RegTech is a relatively new word but one that is key to the long-term success of managing compliance issues, complaints included, in the future. Regtech is the collective name, used by the FCA, to describe software solutions that manage compliance related processes more effectively, so increasing the probability of firms’ complying with the regulation, and at a lower cost.

Worksmart has picked up the ACQ ‘Complaints Management Solutions Provider of the Year’ award for the last two years, which is testament to the feedback we have been receiving from our ever-expanding customer base.

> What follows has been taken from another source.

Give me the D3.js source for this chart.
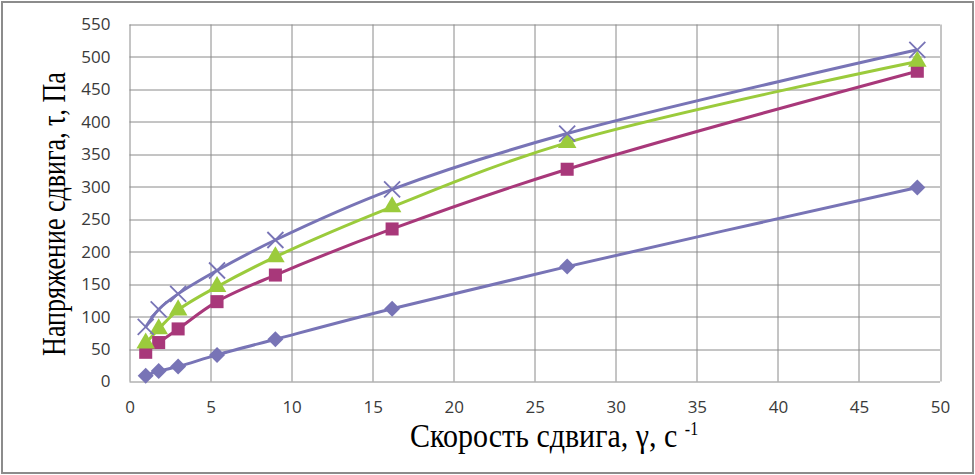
<!DOCTYPE html>
<meta charset="utf-8"/>
<style>
  body { margin: 0; background: #fff; }
</style>
<svg width="975" height="475"></svg>
<script src="https://cdn.jsdelivr.net/npm/d3@7"></script>
<script>

// shear rate, 1/s
var rates = [1.0, 1.8, 3.0, 5.4, 9.0, 16.2, 27.0, 48.6];

// shear stress, Pa
var diamonds  = [9, 16, 23, 41, 65, 112, 177, 299];
var squares   = [45, 60, 81, 123, 164, 235, 327, 478];
var triangles = [59, 81, 110, 146, 192, 269, 368, 493];
var crosses   = [84, 111, 135, 171, 218, 296, 382, 511];

var xTicks = [0, 5, 10, 15, 20, 25, 30, 35, 40, 45, 50];
var yTicks = [0, 50, 100, 150, 200, 250, 300, 350, 400, 450, 500, 550];

var series = [
  {values: diamonds,  color: "#7874b6", marker: "diamond"},
  {values: squares,   color: "#a8387a", marker: "square"},
  {values: triangles, color: "#9bcb3c", marker: "triangle"},
  {values: crosses,   color: "#7874b6", marker: "cross"}
];

var svg = d3.select("svg"),
    margin = {top: 24.5, right: 35, bottom: 93.5, left: 129.5},
    width = +svg.attr("width") - margin.left - margin.right,
    height = +svg.attr("height") - margin.top - margin.bottom;

// outer frame
svg.append("rect")
    .attr("x", 2).attr("y", 2)
    .attr("width", 971).attr("height", 471)
    .attr("fill", "none")
    .attr("stroke", "#8c8c8c")
    .attr("stroke-width", 2);

var g = svg.append("g").attr("transform", "translate(" + margin.left + "," + margin.top + ")");

var x = d3.scaleLinear().domain([0, 50]).range([0, width]);
var y = d3.scaleLinear().domain([0, 550]).range([height, 0]);

// grid
g.append("g")
    .selectAll("line.h")
    .data(yTicks)
  .enter().append("line")
    .attr("x1", 0).attr("x2", width)
    .attr("y1", function(d) { return Math.round(y(d)) + 0.5; })
    .attr("y2", function(d) { return Math.round(y(d)) + 0.5; })
    .attr("stroke", "#8a8a8a");

g.append("g")
    .selectAll("line.v")
    .data(xTicks)
  .enter().append("line")
    .attr("y1", 0).attr("y2", height)
    .attr("x1", function(d) { return Math.round(x(d)) + 0.5; })
    .attr("x2", function(d) { return Math.round(x(d)) + 0.5; })
    .attr("stroke", "#8a8a8a");

// axes (labels only, lines are the grid)
var yAxis = g.append("g")
    .call(d3.axisLeft(y).tickValues(yTicks).tickSize(0).tickPadding(19));
var xAxis = g.append("g")
    .attr("transform", "translate(0," + height + ")")
    .call(d3.axisBottom(x).tickValues(xTicks).tickSize(0).tickPadding(19));

[xAxis, yAxis].forEach(function(a) {
  a.select(".domain").remove();
  a.selectAll("text")
      .attr("fill", "#3a3a3a")
      .style("font-family", "Open Sans")
      .style("font-size", "17px");
});

// lines
var line = d3.line()
    .x(function(d, i) { return x(rates[i]); })
    .y(function(d) { return y(d); })
    .curve(d3.curveCatmullRom.alpha(0.5));

series.forEach(function(s) {
  g.append("path")
      .datum(s.values)
      .attr("fill", "none")
      .attr("stroke", s.color)
      .attr("stroke-width", 3)
      .attr("d", line);
});

// markers
var symbols = {
  diamond: function() { return "M0,-8L8,0L0,8L-8,0Z"; },
  square: d3.symbol().type(d3.symbolSquare).size(170),
  triangle: d3.symbol().type(d3.symbolTriangle).size(150)
};

series.forEach(function(s) {
  var m = g.append("g").selectAll("path")
      .data(s.values)
    .enter().append("path")
      .attr("transform", function(d, i) { return "translate(" + x(rates[i]) + "," + y(d) + ")"; });
  if (s.marker === "cross") {
    m.attr("d", "M-8,-8L8,8M-8,8L8,-8")
        .attr("fill", "none")
        .attr("stroke", s.color)
        .attr("stroke-width", 1.8);
  } else {
    m.attr("d", symbols[s.marker]())
        .attr("fill", s.color);
  }
});

// axis titles (the source picture is stretched across the glyphs)
svg.append("text")
    .attr("transform", "translate(65,214) rotate(-90) scale(1,1.28)")
    .attr("text-anchor", "middle")
    .attr("fill", "#000")
    .style("font-family", "Liberation Serif")
    .style("font-size", "26px")
    .text("Напряжение сдвига, τ, Па");

var xt = svg.append("text")
    .attr("transform", "translate(410,447) scale(1,1.12)")
    .attr("fill", "#000")
    .style("font-family", "Liberation Serif")
    .style("font-size", "30px");
xt.append("tspan").text("Скорость сдвига, γ, с ");
xt.append("tspan")
    .attr("dy", -11)
    .style("font-size", "16px")
    .text("-1");

</script>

Three key features available in the Worksmart complaints solution, Caresmart, enable firms to gain clear sight of their complaints ‘uphelds’, complaint types and redress levels, specifically: 

  • Caresmart enables multiple items of redress to be captured in a single, each of which can be categorised individually and at different stages in the complaint process.
  • Caresmart ensures consistency of redress payments for specific types of complaints by matching the same product type, nature of complaint or both. This enables case handlers to see the highest, lowest and average amounts of redress paid for similar cases whilst still allowing each case to be considered on its own merits.
  • Caresmart generates complaints MI and analytics in a timely and efficient manner, with drill-down capability allowing for quick identification of cases making up the numbers. Upheld complaint levels, consumer redress levels and feedback from consumers can all be reported on via the standard suite of reports, either manually or scheduled to automatically be delivered to users via an email with the report attached in a range of different formats.